Po ostatnich wyborczych obietnicach PiS nauczyciele, którzy ciągle nie otrzymali upragnionych podwyżek, szykują się do strajku. Dziś Związek Nauczycielstwa Polskiego ma ogłosić jego termin. Ponadto okazało się, że większość Polaków popiera te formę protestu – podaje "Super Express".
Prezydium zarządu głównego ZNP w poniedziałek zdecyduje nie tylko o terminie strajku, ale i o treści pytania w referendum strajkowym. Najbardziej prawdopodobny termin samego strajku to kwiecień. Wówczas mają zostać zamknięte szkoły na czas egzaminów gimnazjalnych.
Nauczyciele decydują się na strajk w tak newralgicznym momencie, ponieważ nie widzą już pola manewru. Sławomir Broniarz – szef ZNP – przyznał ostatnio, że "tylko zdecydowany strajk w czasie egzaminów może spowodować, że rząd zacznie traktować edukację poważnie”.
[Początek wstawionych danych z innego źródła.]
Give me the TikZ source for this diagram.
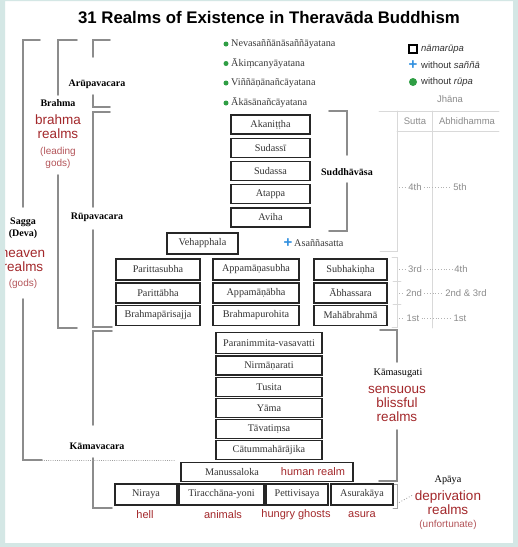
\documentclass[tikz,border=0pt]{standalone}
\usepackage{amsmath, amssymb}
\usepackage{fontspec}
\setmainfont{Liberation Serif}
\setsansfont{Liberation Sans}
\usepackage{tikz}
\usetikzlibrary{calc}
\usepackage{tkz-euclide}
\usepackage{xcolor}
\definecolor{panelteal}{HTML}{D4E7E5}
\definecolor{realmred}{HTML}{A3282B}
\definecolor{softred}{HTML}{B4555A}
\definecolor{dotgreen}{HTML}{2F9E44}
\definecolor{plusblue}{HTML}{2F8FDF}

\begin{document}
\begin{tikzpicture}[x = 1pt, y = -1pt,
            realm/.style = {draw = black!85, line width = 1.4pt, inner sep = 0pt, minimum height = 19, text = black!80, font = \fontsize{10.2}{12}\selectfont},
            plane/.style = {font = \bfseries\fontsize{10}{12}\selectfont, inner sep = 0pt, align = center},
            plainname/.style = {font = \fontsize{10.2}{12}\selectfont, inner sep = 0pt, align = center},
            gloss/.style = {text = realmred, font = \sffamily\fontsize{13.5}{14}\selectfont, inner sep = 0pt, align = center},
            softnote/.style = {text = softred, font = \sffamily\fontsize{10}{12}\selectfont, inner sep = 0pt, align = center},
            worldname/.style = {text = realmred, font = \sffamily\fontsize{11}{12}\selectfont, inner sep = 0pt},
            bracket/.style = {draw = black!45, line width = 1.6pt},
            jline/.style = {draw = black!15, line width = 0.9pt},
            jdots/.style = {draw = black!30, dotted, line width = 0.8pt},
            jtext/.style = {text = black!45, font = \sffamily\fontsize{9.5}{11}\selectfont, inner sep = 0pt},
            gdot/.style = {circle, fill = dotgreen, minimum size = 5, inner sep = 0pt},
            arupa/.style = {anchor = west, text = black!78, font = \fontsize{10.2}{12}\selectfont, inner sep = 0pt},
            legtext/.style = {anchor = west, text = black!80, font = \sffamily\fontsize{9.5}{11}\selectfont, inner sep = 0pt},
            bluecross/.style = {text = plusblue, font = \sffamily\bfseries\fontsize{15}{15}\selectfont, inner sep = 0pt}]
            \useasboundingbox (0,0) rectangle (518,547);
            \fill[white] (0,0) rectangle (518,547);
            \node[font = \sffamily\bfseries\fontsize{16.8}{20}\selectfont] (title) at (269,17.5) {31 Realms of Existence in Theravāda Buddhism};
            \tkzDefPoints{40/40/sgA, 23/40/sgB, 23/207/sgC, 23/299/sgD, 23/460/sgE, 42/460/sgF, 175/460/sgG}
            \tkzDefPoints{77/40/brA, 58/40/brB, 58/95/brC, 58/175/brD, 58/328/brE, 77/328/brF}
            \tkzDefPoints{110/40/arA, 93/40/arB, 93/57/arC, 93/95/arD, 93/107/arE, 110/107/arF}
            \tkzDefPoints{110/112/ruA, 93/112/ruB, 93/207/ruC, 93/230/ruD, 93/327/ruE, 112/327/ruF}
            \tkzDefPoints{112/331/kaA, 93/331/kaB, 93/425/kaC, 93/458/kaD, 93/508/kaE, 112/508/kaF}
            \tkzDefPoints{329/111/suA, 347/111/suB, 347/155/suC, 347/183/suD, 347/231/suE, 329/231/suF}
            \tkzDefPoints{380/330/ksA, 397/330/ksB, 397/362/ksC, 397/430/ksD, 397/481/ksE, 379/481/ksF}
            \tkzDefPoints{393/484/apA, 397/484/apB, 397/508/apC, 393/508/apD}
            \tkzDefPoints{379/111/jhA, 499/111/jhB, 397/131/jhC, 499/131/jhD, 432/111/jhE, 432/328/jhF, 397/111/jhI, 397/251/jhG, 380/251/jhH}
            \tkzDefPoints{392/257/jsA, 397/257/jsB, 397/327/jsC, 392/327/jsD, 393/281/jsE, 401/281/jsF, 393/304/jsG, 401/304/jsH}
            \tkzDrawPolySeg[bracket](sgA,sgB,sgC)
            \tkzDrawPolySeg[bracket](sgD,sgE,sgF)
            \tkzDrawPolySeg[bracket](brA,brB,brC)
            \tkzDrawPolySeg[bracket](brD,brE,brF)
            \tkzDrawPolySeg[bracket](arA,arB,arC)
            \tkzDrawPolySeg[bracket](arD,arE,arF)
            \tkzDrawPolySeg[bracket](ruA,ruB,ruC)
            \tkzDrawPolySeg[bracket](ruD,ruE,ruF)
            \tkzDrawPolySeg[bracket](kaA,kaB,kaC)
            \tkzDrawPolySeg[bracket](kaD,kaE,kaF)
            \tkzDrawPolySeg[bracket](suA,suB,suC)
            \tkzDrawPolySeg[bracket](suD,suE,suF)
            \tkzDrawPolySeg[bracket](ksA,ksB,ksC)
            \tkzDrawPolySeg[bracket](ksD,ksE,ksF)
            \tkzDrawPolySeg[jline, draw = black!35](apA,apB,apC,apD)
            \tkzDrawSegments[jdots, draw = black!40](sgF,sgG)
            \tkzDrawSegments[jline](jhA,jhB jhC,jhD jhE,jhF)
            \tkzDrawPolySeg[jline](jhI,jhG,jhH)
            \tkzDrawPolySeg[jline](jsA,jsB,jsC,jsD)
            \tkzDrawSegments[jline](jsE,jsF jsG,jsH)
            \node[plane] (arupavacara) at (97,84) {Arūpavacara};
            \node[plane] (brahma) at (58,103) {Brahma};
            \node[gloss] (brahmagloss) at (58,127) {brahma\\realms};
            \node[softnote] (leading) at (58,158) {(leading\\gods)};
            \node[plane] (rupavacara) at (97,217) {Rūpavacara};
            \node[plane] (sagga) at (23,228.5) {Sagga\\(Deva)};
            \node[gloss] (heaven) at (23,260) {heaven\\realms};
            \node[softnote] (gods) at (23,284) {(gods)};
            \node[plane] (kamavacara) at (97,446) {Kāmavacara};
            \node[gdot] (dneva) at (226,44) {};
            \node[gdot] (dakin) at (226,63.5) {};
            \node[gdot] (dvinn) at (226,83) {};
            \node[gdot] (dakas) at (226,103) {};
            \node[arupa] (neva) at (231,44) {Nevasaññānāsaññāyatana};
            \node[arupa] (akin) at (231,63.5) {Ākiṃcanyāyatana};
            \node[arupa] (vinn) at (231,83) {Viññāṇānañcāyatana};
            \node[arupa] (akas) at (231,103) {Ākāsānañcāyatana};
            \node[draw = black, line width = 1.5pt, minimum size = 8, inner sep = 0pt] (legbox) at (413,49) {};
            \node[bluecross] (legplus) at (413,65.5) {+};
            \node[circle, fill = dotgreen, minimum size = 8, inner sep = 0pt] (legdot) at (413,82) {};
            \node[legtext] (legboxtxt) at (421,49) {\itshape nāmarūpa};
            \node[legtext] (legplustxt) at (421,65.5) {without \textit{saññā}};
            \node[legtext] (legdottxt) at (421,82) {without \textit{rūpa}};
            \node[jtext] (jhana) at (450,99) {Jhāna};
            \node[jtext] (sutta) at (415,121) {Sutta};
            \node[jtext] (abhidhamma) at (467,121) {Abhidhamma};
            \node[jtext] (sutta4) at (415,187) {4th};
            \node[jtext] (abhi4) at (460,187) {5th};
            \node[jtext] (sutta3) at (415,269) {3rd};
            \node[jtext] (abhi3) at (461,269) {4th};
            \node[jtext] (sutta2) at (414,293) {2nd};
            \node[jtext] (abhi2) at (466,293) {2nd \& 3rd};
            \node[jtext] (sutta1) at (413,318) {1st};
            \node[jtext] (abhi1) at (460,318) {1st};
            \foreach \r in {4,3,2,1}
                \draw[jdots] (jhI |- sutta\r.west) ++(2,0) -- ([xshift = -2]sutta\r.west) ([xshift = 2]sutta\r.east) -- ([xshift = -2]abhi\r.west);
            \node[realm, minimum width = 79] (akanittha) at (270.5,124.5) {Akaniṭṭha};
            \node[realm, minimum width = 79] (sudassi) at (270.5,148) {Sudassī};
            \node[realm, minimum width = 79] (sudassa) at (270.5,171) {Sudassa};
            \node[realm, minimum width = 79] (atappa) at (270.5,194) {Atappa};
            \node[realm, minimum width = 79] (aviha) at (270.5,217.5) {Aviha};
            \node[plane] (suddhavasa) at (347,172) {Suddhāvāsa};
            \node[realm, minimum width = 71, minimum height = 21] (vehapphala) at (202.5,243.5) {Vehapphala};
            \node[bluecross] (asplus) at (288,243.5) {+};
            \node[arupa] (asanna) at (294,243.5) {Asaññasatta};
            \node[realm, minimum width = 84, minimum height = 21] (parittasubha) at (158,269.5) {Parittasubha};
            \node[realm, minimum width = 86, minimum height = 21] (appamanasubha) at (256,269.5) {Appamāṇasubha};
            \node[realm, minimum width = 73, minimum height = 21] (subhakinha) at (350.5,269.5) {Subhakiṇha};
            \node[realm, minimum width = 84, minimum height = 20] (parittabha) at (158,293) {Parittābha};
            \node[realm, minimum width = 86, minimum height = 20] (appamanabha) at (256,293) {Appamāṇābha};
            \node[realm, minimum width = 73, minimum height = 20] (abhassara) at (350.5,293) {Ābhassara};
            \node[realm, minimum width = 84, minimum height = 20] (parisajja) at (158,315.5) {Brahmapārisajja};
            \node[realm, minimum width = 86, minimum height = 20] (purohita) at (256,315.5) {Brahmapurohita};
            \node[realm, minimum width = 73, minimum height = 20] (mahabrahma) at (350.5,315.5) {Mahābrahmā};
            \node[realm, minimum width = 106, minimum height = 21] (paranimmita) at (269,343) {Paranimmita-vasavatti};
            \node[realm, minimum width = 106] (nimmanarati) at (269,365.5) {Nirmāṇarati};
            \node[realm, minimum width = 106] (tusita) at (269,387) {Tusita};
            \node[realm, minimum width = 106] (yama) at (269,408) {Yāma};
            \node[realm, minimum width = 106] (tavatimsa) at (269,429) {Tāvatiṃsa};
            \node[realm, minimum width = 106] (catummaharajika) at (269,450) {Cātummahārājika};
            \node[realm, minimum width = 172] (manussaloka) at (267,472) {};
            \node[plainname, text = black!80] (manussa) at (232,472) {Manussaloka};
            \node[worldname] (human) at (313,472) {human realm};
            \node[realm, minimum width = 62, minimum height = 21] (niraya) at (146,494.5) {Niraya};
            \node[realm, minimum width = 85, minimum height = 21] (tiracchana) at (221.5,494.5) {Tiracchāna-yoni};
            \node[realm, minimum width = 62, minimum height = 21] (pettivisaya) at (297,494.5) {Pettivisaya};
            \node[realm, minimum width = 62, minimum height = 21] (asurakaya) at (362,494.5) {Asurakāya};
            \node[worldname] (hell) at (145,515) {hell};
            \node[worldname] (animals) at (223,515) {animals};
            \node[worldname] (ghosts) at (296,515) {hungry ghosts};
            \node[worldname] (asura) at (362,515) {asura};
            \node[plainname] (kamasugati) at (398,373) {Kāmasugati};
            \node[gloss] (sensuous) at (397,403.5) {sensuous\\blissful\\realms};
            \node[plainname] (apaya) at (448,480) {Apāya};
            \node[gloss] (deprivation) at (448,502.5) {deprivation\\realms};
            \node[softnote] (unfortunate) at (448,525) {(unfortunate)};
            \draw[jdots, draw = black!40] (apB |- deprivation.west) ++(2,0) -- ([xshift = -2]deprivation.west |- apB |- 0,495);
            \fill[panelteal, even odd rule] (0,0) rectangle (518,547) (5,1) rectangle (513,543);
        \end{tikzpicture}
\end{document}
Choć to drastyczna forma protestu, Polacy popierają nauczycieli. Zgodnie z wynikami sondażu, które opublikował "Super Express", prawie połowa (47 proc.) badanych odpowiedziała, że popiera strajk walczących o podwyżki nauczycieli.
37 proc. Jest przeciwko, a 16 proc. Nie ma zdania.
O tym, jak nauczyciele są lekceważeni przez stronę rządową, dobitnie świadczy choćby niedawna wypowiedź szefa Gabinetu Prezydenta RP Krzysztofa Szczerskiego. Według niego nauczyciele... "nie mają obowiązku życia w celibacie". A dzięki 500+ będą mieli wyższe dochody.